EDIT: I can get around these errors if I keep everything on CPU, but some insight would still be nice! This runs about 2x slower on my computer than moving the model/data to GPU in my real application.
Here's a MWE that captures some of the undesirable behavior.
import rclpy
import torch
from rclpy.callback_groups import MutuallyExclusiveCallbackGroup
from rclpy.executors import MultiThreadedExecutor
from rclpy.node import Node
torch.set_float32_matmul_precision('high')
class MyModule(torch.nn.Module):
def __init__(self):
super().__init__()
self.lin = torch.nn.Linear(100, 10)
def forward(self, x):
return self.lin(x)
class MyNode(Node):
def __init__(self):
super().__init__("cube_estimator")
model = MyModule().to("cuda")
# case 1: fails! this is what I want in my application
self.model = torch.compile(model, mode="reduce-overhead")
cbg1 = MutuallyExclusiveCallbackGroup()
cbg2 = MutuallyExclusiveCallbackGroup()
self.create_timer(0.001, self.callback1, callback_group=cbg1)
self.create_timer(0.001, self.callback2, callback_group=cbg2)
# case 2: succeeds
# self.model = torch.compile(model, mode="reduce-overhead")
# cbg3 = MutuallyExclusiveCallbackGroup()
# self.create_timer(0.001, self.callback1, callback_group=cbg3)
# self.create_timer(0.001, self.callback2, callback_group=cbg3)
# case 3: succeeds!
# self.model = model
# cbg4 = MutuallyExclusiveCallbackGroup()
# cbg5 = MutuallyExclusiveCallbackGroup()
# self.create_timer(0.001, self.callback1, callback_group=cbg4)
# self.create_timer(0.001, self.callback2, callback_group=cbg5)
def callback1(self):
self.model(torch.ones(100, device="cuda"))
def callback2(self):
self.get_logger().info("dummy")
def main(args=None):
rclpy.init(args=args)
my_node = MyNode()
executor = MultiThreadedExecutor()
executor.add_node(my_node)
executor.spin()
cube_estimator.destroy_node()
rclpy.shutdown()
if __name__ == '__main__':
main()
Running the above node results in the below error.
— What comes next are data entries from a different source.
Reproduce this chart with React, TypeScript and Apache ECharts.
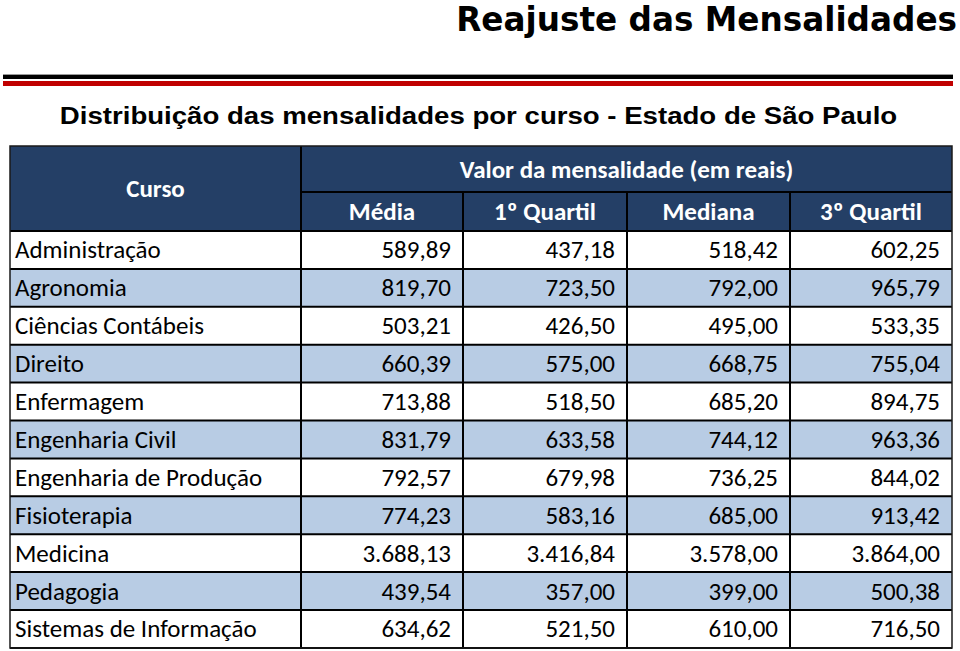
import React, { useEffect, useRef } from "react";
import * as echarts from "echarts";

const pageTitle = "Reajuste das Mensalidades";
const subtitle = "Distribuição das mensalidades por curso - Estado de São Paulo";
const groupHeader = "Valor da mensalidade (em reais)";
const firstHeader = "Curso";
const columnHeaders = ["Média", "1º Quartil", "Mediana", "3º Quartil"];

const cursos = [
  "Administração",
  "Agronomia",
  "Ciências Contábeis",
  "Direito",
  "Enfermagem",
  "Engenharia Civil",
  "Engenharia de Produção",
  "Fisioterapia",
  "Medicina",
  "Pedagogia",
  "Sistemas de Informação",
];
const media = [589.89, 819.7, 503.21, 660.39, 713.88, 831.79, 792.57, 774.23, 3688.13, 439.54, 634.62];
const quartil1 = [437.18, 723.5, 426.5, 575.0, 518.5, 633.58, 679.98, 583.16, 3416.84, 357.0, 521.5];
const mediana = [518.42, 792.0, 495.0, 668.75, 685.2, 744.12, 736.25, 685.0, 3578.0, 399.0, 610.0];
const quartil3 = [602.25, 965.79, 533.35, 755.04, 894.75, 963.36, 844.02, 913.42, 3864.0, 500.38, 716.5];

function fmt(v: number): string {
  const fixed = v.toFixed(2);
  const [intPart, dec] = fixed.split(".");
  const withSep = intPart.replace(/\B(?=(\d{3})+(?!\d))/g, ".");
  return withSep + "," + dec;
}

const BODY_FONT = "Carlito, Lato, 'Liberation Sans', sans-serif";

export default function App() {
  const ref = useRef<HTMLDivElement>(null);
  useEffect(() => {
    document.body.style.margin = "0";
    if (!ref.current) return;
    const chart = echarts.init(ref.current, undefined, { renderer: "svg" });

    const left = 10;
    const right = 952;
    const colX = [left, 301, 463, 627, 790, right];
    const headTop = 146;
    const headMid = 192;
    const headBottom = 231;
    const rowH = 37.9;
    const nRows = cursos.length;
    const tableBottom = headBottom + rowH * nRows;
    const headerColor = "#243F66";
    const altColor = "#B8CCE4";
    const fontSize = 25;

    const elements: any[] = [];

    // Title
    elements.push({
      type: "text",
      x: 957,
      y: 20,
      scaleX: 0.99,
      originX: 0,
      originY: 0,
      style: {
        text: pageTitle,
        font: "bold 33px 'DejaVu Sans', sans-serif",
        lineHeight: 33,
        fill: "#000",
        align: "right",
        verticalAlign: "middle",
      },
    });
    // Rules
    elements.push({ type: "rect", shape: { x: 3, y: 74, width: 950, height: 1 }, style: { fill: "#9a9a9a" } });
    elements.push({ type: "rect", shape: { x: 3, y: 75, width: 950, height: 4 }, style: { fill: "#000" } });
    elements.push({ type: "rect", shape: { x: 3, y: 81, width: 950, height: 5 }, style: { fill: "#C00000" } });

    // Subtitle
    elements.push({
      type: "text",
      x: 478.5,
      y: 116,
      scaleX: 1.15,
      originX: 0,
      originY: 0,
      style: {
        text: subtitle,
        font: "bold 24px 'Liberation Sans', Arial, sans-serif",
        fill: "#000",
        align: "center",
        verticalAlign: "middle",
      },
    });

    // Header background
    elements.push({
      type: "rect",
      shape: { x: left, y: headTop, width: right - left, height: headBottom - headTop },
      style: { fill: headerColor },
    });

    // Row backgrounds
    cursos.forEach((_, i) => {
      elements.push({
        type: "rect",
        shape: { x: left, y: headBottom + i * rowH, width: right - left, height: rowH },
        style: { fill: i % 2 === 1 ? altColor : "#ffffff" },
      });
    });

    // Header texts
    elements.push({
      type: "text",
      x: (colX[0] + colX[1]) / 2,
      y: (headTop + headBottom) / 2,
      style: {
        text: firstHeader,
        font: `bold ${fontSize}px ${BODY_FONT}`,
        fill: "#fff",
        align: "center",
        verticalAlign: "middle",
      },
    });
    elements.push({
      type: "text",
      x: (colX[1] + colX[5]) / 2,
      y: (headTop + headMid) / 2,
      style: {
        text: groupHeader,
        font: `bold ${fontSize}px ${BODY_FONT}`,
        fill: "#fff",
        align: "center",
        verticalAlign: "middle",
      },
    });
    columnHeaders.forEach((h, j) => {
      elements.push({
        type: "text",
        x: (colX[j + 1] + colX[j + 2]) / 2,
        y: (headMid + headBottom) / 2,
        style: {
          text: h,
          font: `bold ${fontSize}px ${BODY_FONT}`,
          fill: "#fff",
          align: "center",
          verticalAlign: "middle",
        },
      });
    });

    // Body texts
    const valueCols = [media, quartil1, mediana, quartil3];
    cursos.forEach((c, i) => {
      const cy = headBottom + i * rowH + rowH / 2;
      elements.push({
        type: "text",
        x: 15,
        y: cy,
        style: {
          text: c,
          font: `${fontSize}px ${BODY_FONT}`,
          fill: "#000",
          align: "left",
          verticalAlign: "middle",
        },
      });
      valueCols.forEach((arr, j) => {
        elements.push({
          type: "text",
          x: colX[j + 2] - 12,
          y: cy,
          style: {
            text: fmt(arr[i]),
            font: `${fontSize}px ${BODY_FONT}`,
            fill: "#000",
            align: "right",
            verticalAlign: "middle",
          },
        });
      });
    });

    // Grid lines
    const lineStyle = { stroke: "#000", lineWidth: 2 };
    for (let i = 0; i <= nRows; i++) {
      const y = headBottom + i * rowH;
      elements.push({ type: "line", shape: { x1: left, y1: y, x2: right, y2: y }, style: lineStyle });
    }
    elements.push({ type: "line", shape: { x1: colX[1], y1: headMid, x2: right, y2: headMid }, style: lineStyle });
    elements.push({ type: "line", shape: { x1: colX[1], y1: headTop, x2: colX[1], y2: tableBottom }, style: lineStyle });
    for (let j = 2; j <= 4; j++) {
      elements.push({ type: "line", shape: { x1: colX[j], y1: headMid, x2: colX[j], y2: tableBottom }, style: lineStyle });
    }
    elements.push({
      type: "rect",
      shape: { x: left, y: headTop, width: right - left, height: tableBottom - headTop },
      style: { fill: "none", stroke: "#1a1a1a", lineWidth: 1.5 },
    });

    chart.setOption({
      animation: false,
      backgroundColor: "#ffffff",
      graphic: { elements },
    });
    return () => chart.dispose();
  }, []);
  return (
    <div
      ref={ref}
      style={{ position: "absolute", left: 0, top: 0, width: 960, height: 651 }}
    />
  );
}
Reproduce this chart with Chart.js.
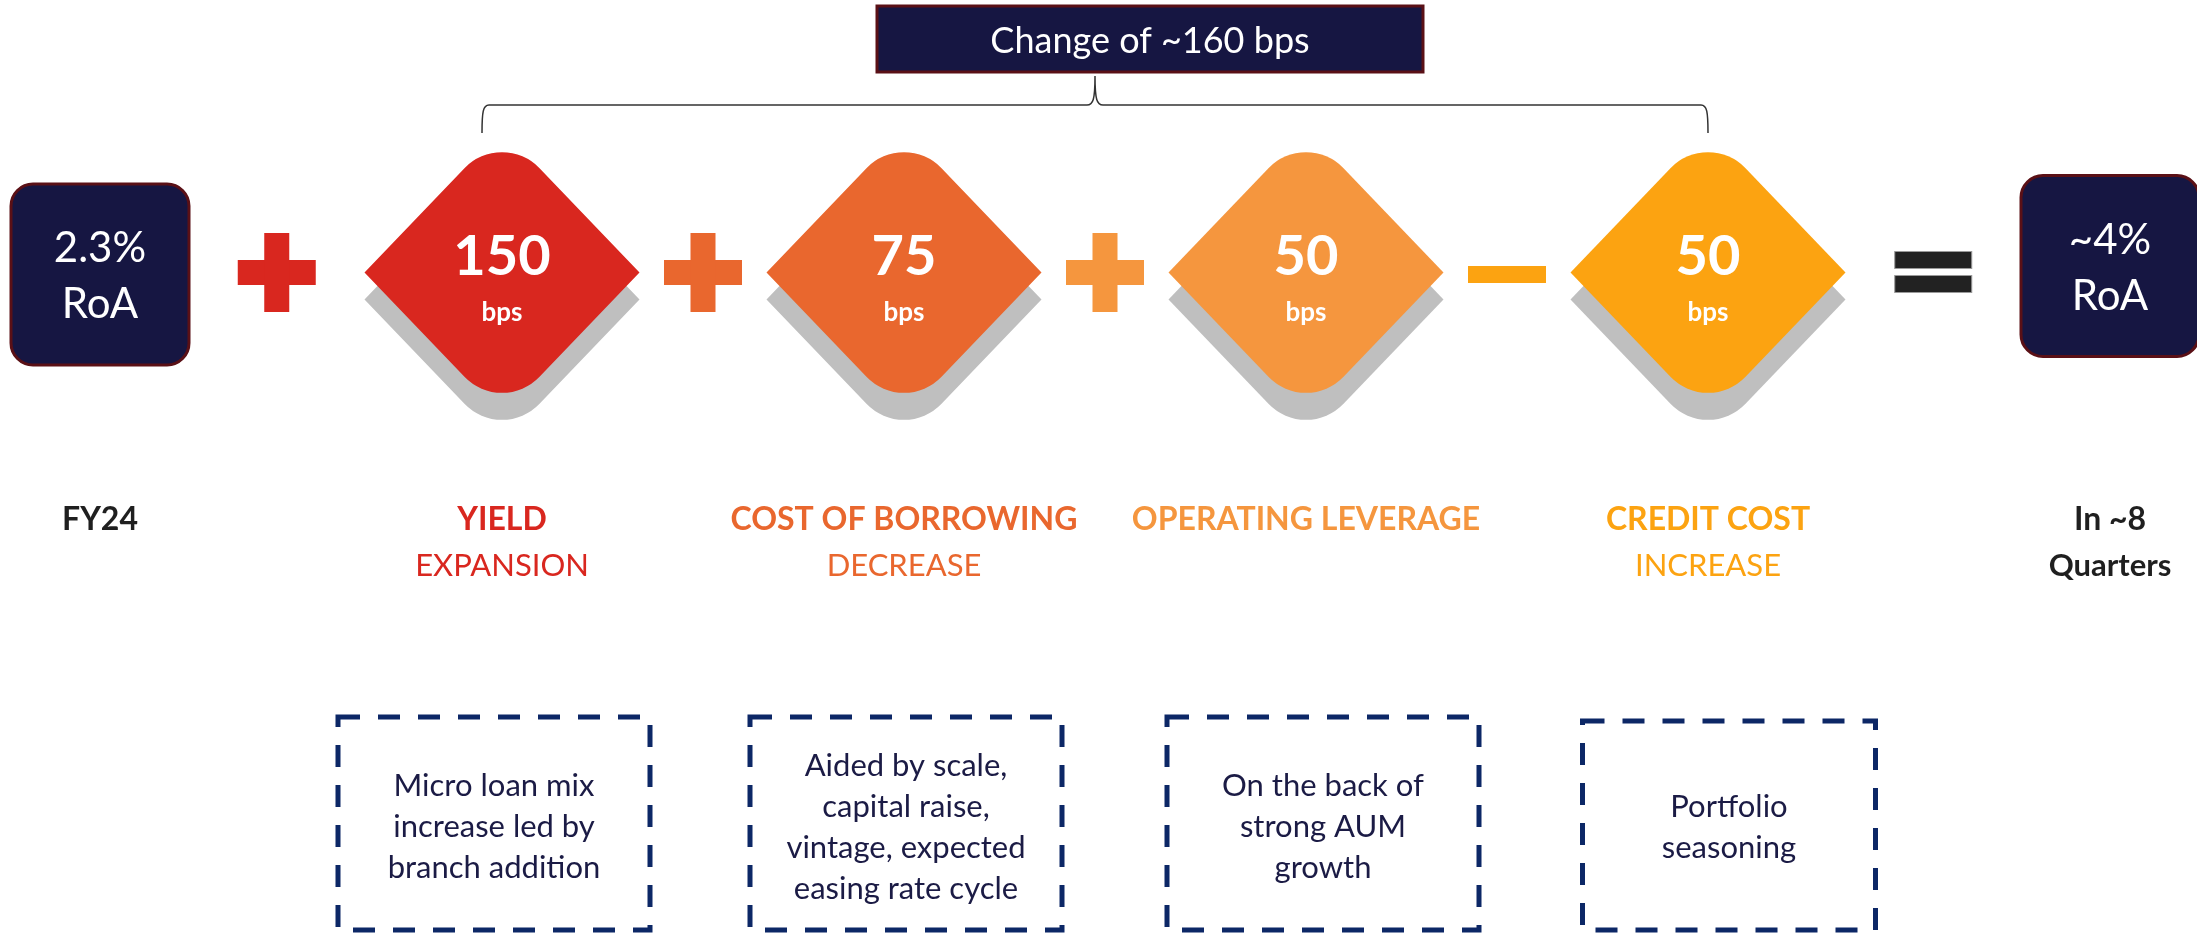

Any insights into why this is happening (on either the torch or the ROS side) would be helpful!
Traceback (most recent call last):
File "/usr/local/lib/python3.10/dist-packages/torch/_inductor/cudagraph_trees.py", line 1102, in _record
static_outputs = model(inputs)
File "/usr/local/lib/python3.10/dist-packages/torch/_inductor/codecache.py", line 934, in _run_from_cache
return compiled_graph.compiled_artifact(inputs)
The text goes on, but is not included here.